# Introduction

To estimate the effect of a shared memory multi-processor system by performing matrix multiplication on various cache configuration.

# Assumption

* 4 way set associative
* 4 words per block
* 32 kB and 8 kB cache size
* Number of processors: 1 to 50
* Matrix multiplication size: 50x50
* No layer 2 cache
* Memory arbitration takes 0 clock cycles

# Simulation method

Before the main part of simulator function, all the address(in order) need to be access by each processor is pre-calculated and placed into a two dimensional array. Then in the main simulation loop, each processor will take the next address from the array once the last calculation is done.

In the main simulation process, once processor accesses a memory location, the time delay for this access is calculated, then a resume time for this processor is calculated and stored in an array. Once the global counter reaches this resume time, such processor can access the next address stored in the address array, and another resume time is calculated.

Effect of Address distribution method

There are three address distribution methods considered: row major, column major and element major. If there are three processor, for element major, P0 will get element C(0,0), C(0,3), C(0,6), C(0,9)…, P1 will get C(0,1), C(0,4), C(0,7), C(0,10)…, and P2 will get C(0,2), C(0,5), C(0,8), C(0,11)… . For column major P0 will get column C(0,-), C(3,-), C(6,-)…, P1 get column C(1,-), C(4,-), C(7,-) and P2 get column C(2,-), C(5,-), C(8,-). Simular for row major.

For element major method, when the number of process is a factor of matrix size such as 10, 20, 30 40 and 50, the processing speed is significantly faster. This is because one processor will be assigned to element in same column in matrix C more than once, hence increase the cache hit rate, reducing time wasted on waiting DRAM access.

Both the column major and row major method already have such advantage, hence their curve is much smoother than element major.

# Number of processor

In ideal case, according to Amdahl’s Law, for np number of processors, np times faster the overall speedup. However, in our case this only happed up to a certain number of processor with the best address distribution methods. Since the DRAM is shared between all processors, only one processor can access memory at same time. If more the one processor need to access memory at same time, they have to wait in a queue for the one to unlock the memory access. The more processor is used, the more DRAM access is required by processor, the more change multiple processor need access memory at same time. Once a processor is waiting in the queue, it can no longer contribute to processing result, hence reducing the advantage of multiple processor.

The plot above shows the DRAM access vs number of processors. It cleanly show when number of processor increases, the more DRAM accesses is required. This is also reflected on hit rate.

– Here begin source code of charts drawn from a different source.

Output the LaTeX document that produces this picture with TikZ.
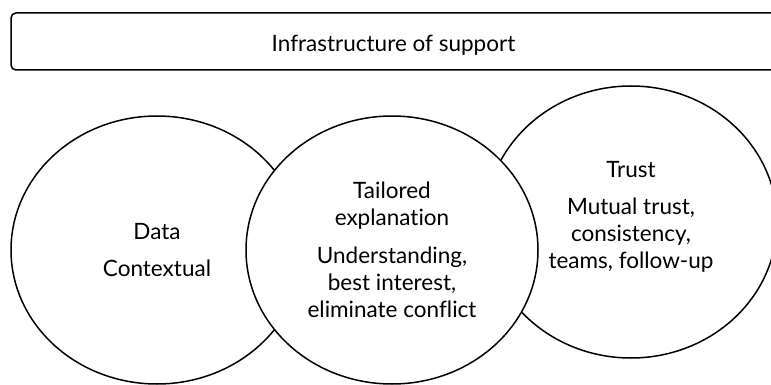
\documentclass[tikz,border=0pt]{standalone}
\usepackage{fontspec}
\setmainfont[Ligatures=NoCommon]{Lato}
\usetikzlibrary{shapes.geometric}

\begin{document}
\begin{tikzpicture}[x=1pt,y=-1pt]
  \tikzset{bubble/.style={ellipse,
      draw=black,
      line width=1.5pt,
      minimum width=292pt,
      minimum height=#1,
      inner sep=0pt,
      align=center,
      font=\fontsize{22.5}{27}\selectfont}
  }
  \useasboundingbox (0,0) rectangle (771,385);
  \clip (0,0) rectangle (771,385);
  \draw [line width=1.5pt,rounded corners=5pt] (11,13) rectangle (790,70);
  \node [font=\fontsize{22.5}{27}\selectfont,anchor=base] (support) at (393.5,52) {Infrastructure of support};
  \node [bubble=268pt] (data) at (157,250) {Data\\[10pt]Contextual};
  \node [bubble=272pt] (trust) at (631,222) {Trust\\[10pt]Mutual trust,\\consistency,\\teams, follow-up\\[-13pt]\mbox{}};
  \node [bubble=268pt,fill=white] (tailored) at (392,250) {Tailored\\explanation\\[11pt]Understanding,\\best interest,\\eliminate conflict};
\end{tikzpicture}
\end{document}
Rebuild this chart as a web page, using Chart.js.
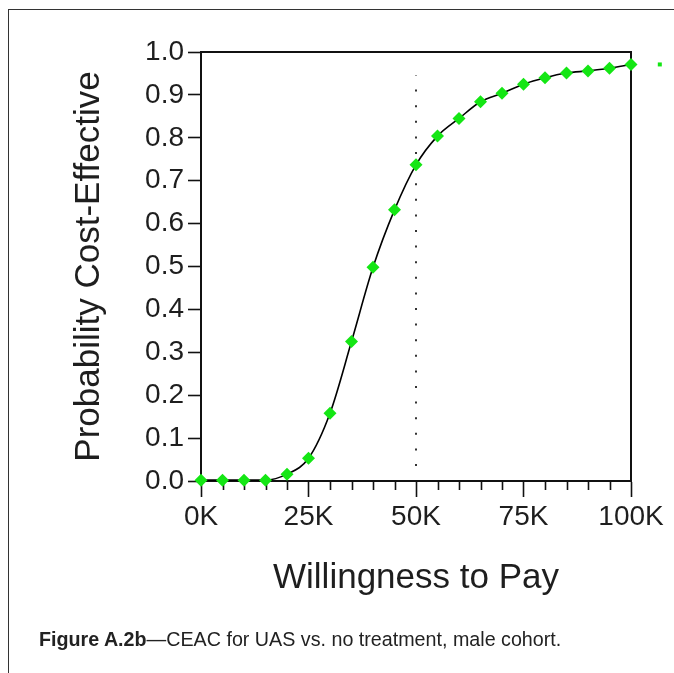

The DRAM access has similar trend comparing to processing speed, which means the DRAM access delay is heavily limiting the speedup of multi-processor.

# Cache size

For a small 8kB cache size, not all of the 50 by 50 matrix can fit into cache. Hence some data in cache can be replaced when cache miss. A 32kB cache is large enough to fit all 50 by 50 data, increase the change of cache hit. Such increase in hit rate has major impact on clock cycles, because processor may need to wait a long time to accessing the shared memory once cache miss. In the result trend, no matter which address distribution method is chosen, 32kB always has a higher hit rate and lower clock cycles comparing to 8kB with some configuration.

# How to improve

In the implementation, the calculation result of each processor is independent of results from other processors. However, we find memory access delay is the main bottleneck and stop us to take full advantage of multi-processor. Once of the improvement can be done is shorten the DRAM delay.

Plot above same implementation but with five times smaller CAS can RAS. By reducing the DRAM access delay by a factor of five, it greatly reduces the limitation stated above. We can see the clock cycles reduces to a further numbers of processor value comparing to normal DRAM access delay. Hence by improving the performance of DRAM, we can take more advantage brought by multi-processor.

Another possible way to improve performant is a shared second layer cache. Usually second layer cache is slower in time but lot larger in capacity. A 50by50 matrix will easily fit into L2 cache. Since most of the matrix A and matrix B data can be used by all processors, a shared L2 cache is expecting to boost the performance a lot even with a small L1 cache.

# Conclusion

In conclusion, multi-processor can improve the system performance. However with the limitation of DRAM access delay, more and more processor power will be wasted on waiting data from main memory. Such limitation can be reduced by shorten DRAM delay or implement L2 cache.